Conhecida pelos vinhos encorpados, região de Rioja se reinventa
Mais leves, eles mudaram para crescer
Por muito tempo, vinhos encorpados, com taninos mais robustos, maior teor alcoólico e, de preferência, longas passagens por barricas de madeira eram sinônimo de rótulos de qualidade. Outros, mais leves, eram menos cobiçados. A explicação para esse fenômeno está, em boa medida, na influência do crítico americano Robert Parker, hoje com 77 anos. O advogado que se transformou na maior referência em julgar a qualidade dos vinhos e projetar seu potencial de guarda era conhecido por dar notas altas para o perfil mais bojudo.
Preocupadas em receber boas pontuações, as vinícolas do mundo passaram a trabalhar com esse ideal em mente, priorizando o uso das barricas e a elaboração de uma bebida mais potente. Há, agora, um fascinante movimento contrário em curso. Os vinhos estão ficando mais leves, mais frescos e, portanto, com maior acidez. Existe menor necessidade de deixá-los guardados por anos em adegas e eles já chegam ao mercado prontos para ser abertos imediatamente. A mudança é tão notável que até regiões tradicionais, conhecidas pelo uso extensivo dos tonéis, como Rioja, na Espanha, estão de olho na tendência.
O exemplo espanhol é emblemático. A região, localizada no norte do país, ao redor do Rio Ebro, tem o maior parque de pipas de carvalho do mundo. São mais de 1,3 bilhão de unidades. Os vinhos são divididos de acordo com o período que passam nos barris. No caso dos tintos, acima dos genéricos, aqueles identificados como Crianza devem ter envelhecido durante dois anos, sendo doze meses em madeira. Entre os Reserva, são 36 meses, doze deles em barricas. No topo da pirâmide, os chamados Gran Reserva demoram cinco anos para chegar ao mercado, sendo no mínimo 24 meses em barris e outros 24 em garrafa. Desde 2017, no entanto, há outro sistema de classificação, que privilegia também a origem, com aqueles provenientes de um único vinhedo no topo do ranking.

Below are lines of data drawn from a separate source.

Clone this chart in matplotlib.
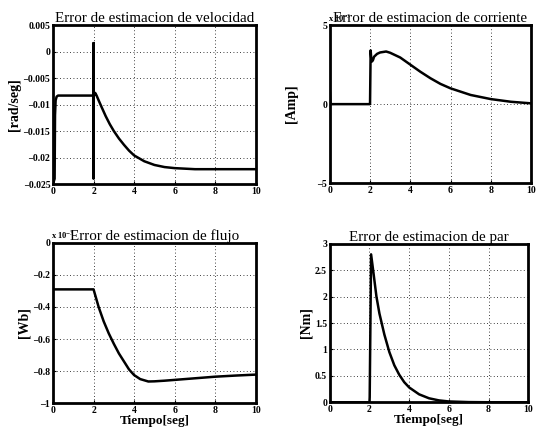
import matplotlib
matplotlib.use('Agg')
import matplotlib.pyplot as plt

plt.rcParams['font.family'] = ['Liberation Serif', 'DejaVu Serif']
plt.rcParams['mathtext.fontset'] = 'stix'

# velocity estimation error [rad/seg]
t_vel = [0, 0.08, 0.1, 0.13, 0.18, 0.25, 1.0, 1.99, 2.0, 2.0, 2.0, 2.02, 2.08, 2.15, 2.25, 2.4,
         2.6, 2.8, 3.0, 3.25, 3.5, 3.75, 4.0, 4.5, 5.0, 5.5, 6.0, 7.0, 8.0, 10.0]
e_vel = [-0.025, -0.024, -0.012, -0.0092, -0.0085, -0.0083, -0.0083, -0.0083, -0.024, 0.0016,
         -0.0084, -0.0082, -0.0078, -0.0083, -0.0092, -0.0105, -0.0122, -0.0137, -0.0150,
         -0.0164, -0.0176, -0.0187, -0.0196, -0.0207, -0.0214, -0.0218, -0.0220, -0.0222,
         -0.0222, -0.0222]

# current estimation error [Amp] (x 10^-3)
t_cur = [0, 0.0, 0.03, 1.99, 2.0, 2.03, 2.06, 2.1, 2.15, 2.2, 2.35, 2.5, 2.8, 3.0, 3.5, 4.0,
         4.5, 5.0, 5.5, 6.0, 7.0, 8.0, 9.0, 10.0]
e_cur = [0, 0.8, 0, 0, 0, 3.4, 2.9, 2.7, 2.8, 3.0, 3.18, 3.27, 3.33, 3.25, 2.95, 2.5,
         2.05, 1.64, 1.28, 1.0, 0.58, 0.32, 0.15, 0.05]

# flux estimation error [Wb] (x 10^-3)
t_flx = [0, 1.0, 2.0, 2.25, 2.5, 2.75, 3.0, 3.25, 3.5, 3.75, 4.0, 4.3, 4.7, 5.0, 5.5, 6.0, 7.0,
         8.0, 9.0, 10.0]
e_flx = [-0.29, -0.29, -0.29, -0.40, -0.49, -0.565, -0.63, -0.69, -0.74, -0.79, -0.825, -0.85,
         -0.865, -0.864, -0.86, -0.855, -0.845, -0.835, -0.828, -0.822]

# torque estimation error [Nm]
t_par = [0, 1.0, 2.0, 2.01, 2.08, 2.2, 2.35, 2.5, 2.75, 3.0, 3.25, 3.5, 3.75, 4.0, 4.5, 5.0,
         5.5, 6.0, 7.0, 8.0, 10.0]
e_par = [0, 0, 0, 0.1, 2.8, 2.45, 2.0, 1.68, 1.28, 0.95, 0.70, 0.52, 0.38, 0.28, 0.15, 0.075,
         0.035, 0.015, 0.003, 0.0, 0.0]

titles = ['Error de estimacion de velocidad', 'Error de estimacion de corriente',
          'Error de estimacion de flujo', 'Error de estimacion de par']
ylabels = ['[rad/seg]', '[Amp]', '[Wb]', '[Nm]']
xticks = [0, 2, 4, 6, 8, 10]
yticks = [[0.005, 0, -0.005, -0.01, -0.015, -0.02, -0.025],
          [5, 0, -5],
          [0, -0.2, -0.4, -0.6, -0.8, -1],
          [3, 2.5, 2, 1.5, 1, 0.5, 0]]
ytlabels = [['0.005', '0', '\u20130.005', '\u20130.01', '\u20130.015', '\u20130.02', '\u20130.025'],
            ['5', '0', '\u20135'],
            ['0', '\u20130.2', '\u20130.4', '\u20130.6', '\u20130.8', '\u20131'],
            ['3', '2.5', '2', '1.5', '1', '0.5', '0']]
ylims = [(-0.025, 0.005), (-5, 5), (-1, 0), (0, 3)]
series = [(t_vel, e_vel), (t_cur, e_cur), (t_flx, e_flx), (t_par, e_par)]

fig = plt.figure(figsize=(5.38, 4.33), dpi=100)
pos = [[0.0985, 0.575, 0.377, 0.367], [0.613, 0.577, 0.374, 0.365],
       [0.0985, 0.069, 0.377, 0.370], [0.613, 0.071, 0.369, 0.366]]

for i in range(4):
    ax = fig.add_axes(pos[i])
    t, e = series[i]
    ax.plot(t, e, color='black', linewidth=1.8, solid_joinstyle='round')
    ax.set_xlim(0, 10)
    ax.set_ylim(*ylims[i])
    ax.set_xticks(xticks)
    ax.set_xticklabels([str(x) for x in xticks], fontweight='bold', fontsize=7)
    ax.set_yticks(yticks[i])
    ax.set_yticklabels(ytlabels[i], fontweight='bold', fontsize=7)
    ax.tick_params(direction='in', length=2.5, width=0.8, pad=2)
    ax.grid(True, color='black', linestyle=(0, (1, 3)), linewidth=0.6)
    for s in ax.spines.values():
        s.set_linewidth(2)
    ax.set_title(titles[i], fontsize=10.8, pad=2)
    ax.set_ylabel(ylabels[i], fontweight='bold', fontsize=10, labelpad=2 if i != 1 else 14)
    if i >= 2:
        ax.set_xlabel('Tiempo[seg]', fontweight='bold', fontsize=9.5, labelpad=0)
    if i in (1, 2):
        ax.text(-0.01, 1.01, r'x 10$^{-3}$', transform=ax.transAxes, fontsize=6,
                fontweight='bold', ha='left', va='bottom')

fig.savefig('out.png', dpi=100)
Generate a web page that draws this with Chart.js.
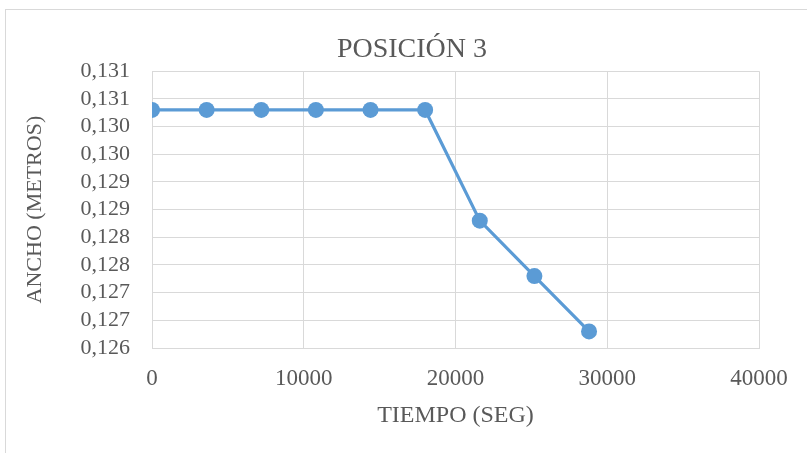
<!DOCTYPE html>
<html>
<head>
<meta charset="utf-8">
<script src="https://cdn.jsdelivr.net/npm/chart.js@4"></script>
<style>
  html, body { margin: 0; padding: 0; background: #fff; }
  #wrap { width: 807px; height: 453px; }
</style>
</head>
<body>
<div id="wrap"><canvas id="posChart" width="807" height="453"></canvas></div>
<script>
const tiempo = [0, 3600, 7200, 10800, 14400, 18000, 21600, 25200, 28800];
const ancho = [0.1303, 0.1303, 0.1303, 0.1303, 0.1303, 0.1303, 0.1283, 0.1273, 0.1263];
const yTickLabels = ["0,126", "0,127", "0,127", "0,128", "0,128", "0,129", "0,129", "0,130", "0,130", "0,131", "0,131"];
const xTickLabels = ["0", "10000", "20000", "30000", "40000"];

const textColor = "#595959";
const gridColor = "#D9D9D9";
const serie = "#5B9BD5";
const fontFam = "'Liberation Serif', 'Times New Roman', serif";

// marco del grafico (solo se ven el borde izquierdo y el de arriba)
// el marco sigue fuera del lienzo, por eso el titulo va un poco a la derecha
const marco = {
    id: "marco",
    afterLayout(chart) {
        if (chart.titleBlock) chart.titleBlock.left += 50;
    },
    beforeDraw(chart) {
        const c = chart.ctx;
        c.save();
        c.strokeStyle = gridColor;
        c.lineWidth = 1;
        c.strokeRect(5.5, 9.5, 900, 600);
        c.restore();
    }
};

const ctx = document.getElementById("posChart");

new Chart(ctx, {
    type: "scatter",
    data: {
        datasets: [{
            label: "Posición 3",
            data: tiempo.map((t, i) => ({ x: t, y: ancho[i] })),
            showLine: true,
            borderColor: serie,
            backgroundColor: serie,
            borderWidth: 3.2,
            pointRadius: 8,
            pointHoverRadius: 8,
            pointBorderWidth: 0
        }]
    },
    options: {
        responsive: false,
        animation: false,
        layout: {
            padding: { left: 15, right: 48, top: 0, bottom: 0 }
        },
        scales: {
            x: {
                type: "linear",
                min: 0,
                max: 40000,
                afterFit: (scale) => { scale.height = 105; },
                ticks: {
                    stepSize: 10000,
                    padding: 17,
                    color: textColor,
                    font: { family: fontFam, size: 23 },
                    callback: (value, index) => xTickLabels[index]
                },
                grid: { color: gridColor, lineWidth: 1, drawTicks: false },
                border: { color: gridColor },
                title: {
                    display: true,
                    text: "TIEMPO (SEG)",
                    color: textColor,
                    font: { family: fontFam, size: 24 },
                    padding: { top: 0, bottom: 23 }
                }
            },
            y: {
                min: 0.126,
                max: 0.131,
                afterFit: (scale) => { scale.width = 137; },
                ticks: {
                    stepSize: 0.0005,
                    autoSkip: false,
                    padding: 22,
                    color: textColor,
                    font: { family: fontFam, size: 22 },
                    callback: (value, index) => yTickLabels[index]
                },
                grid: { color: gridColor, lineWidth: 1, drawTicks: false },
                border: { color: gridColor },
                title: {
                    display: true,
                    text: "ANCHO (METROS)",
                    color: textColor,
                    font: { family: fontFam, size: 22 },
                    padding: { top: 7, bottom: 0 }
                }
            }
        },
        plugins: {
            legend: { display: false },
            tooltip: { enabled: false },
            title: {
                display: true,
                text: "POSICIÓN 3",
                color: textColor,
                font: { family: fontFam, size: 28, weight: "normal" },
                padding: { top: 33, bottom: 4.6 }
            }
        }
    },
    plugins: [marco]
});
</script>
</body>
</html>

Apesar das regras mais rígidas, há espaço para inovação, e é ela que alimenta a nova onda. Diego Magaña, referência da atual geração de enólogos, fez fama com seus vinhos elegantes, feitos na região de Bierzo, comparada à Borgonha, na França. Nos últimos anos, dedica-se também à marca Anza, seu projeto pessoal em Rioja. Lá, elabora vinhos mais delicados, de grande longevidade, e usa barricas usadas, que aportam menos aromas e sabores. Mesmo as vinícolas mais antigas olham para o futuro, embora tenham aprendido que já não basta vender apenas tradição. “Não queremos ser só mais uma”, afirma Juan Muga, responsável por cuidar das operações da Bodegas Muga. Mas seus vinhos, especialmente aqueles no topo da gama, têm um cuidado especial. É o caso de Prado Enea (leia mais no quadro), proveniente de vinhedos com mais de sessenta anos, e de Torre Muga. “Era um vinho muito ‘parkerizado’”, diz, brincando com o estilo imposto por Parker, “mas que hoje combina potência e elegância, mantendo a acidez, algo decisivo”. Os críticos e o público parecem ter aprovado as mudanças.
A transformação chegou também aos brancos, que por muito tempo ocuparam posição secundária em Rioja. Elaborados principalmente com a variedade local viúra, em geral também passam por barricas, embora por menos tempo, e tendem a ser estruturados e complexos. A virada: hoje os enólogos buscam a enorme diversidade de castas locais, como tempranillo blanco, verdejo e garnacha blanca, entre outras. A procura é tão grande que, em alguns casos, faltam garrafas para dar conta da demanda. O rótulo branco da Viña Tondonia, uma das marcas das Bodegas López de Heredia, chega em quantidades minúsculas ao Brasil e é disputadíssimo. Outros chegam em maior quantidade, mas a preços elevados, um reflexo da elaboração meticulosa e das altas notas recebidas pela crítica especializada. Para além da tradição, há muito o que descobrir entre os bons vinhos de Rioja, que mudaram, estão mais leves, para crescer.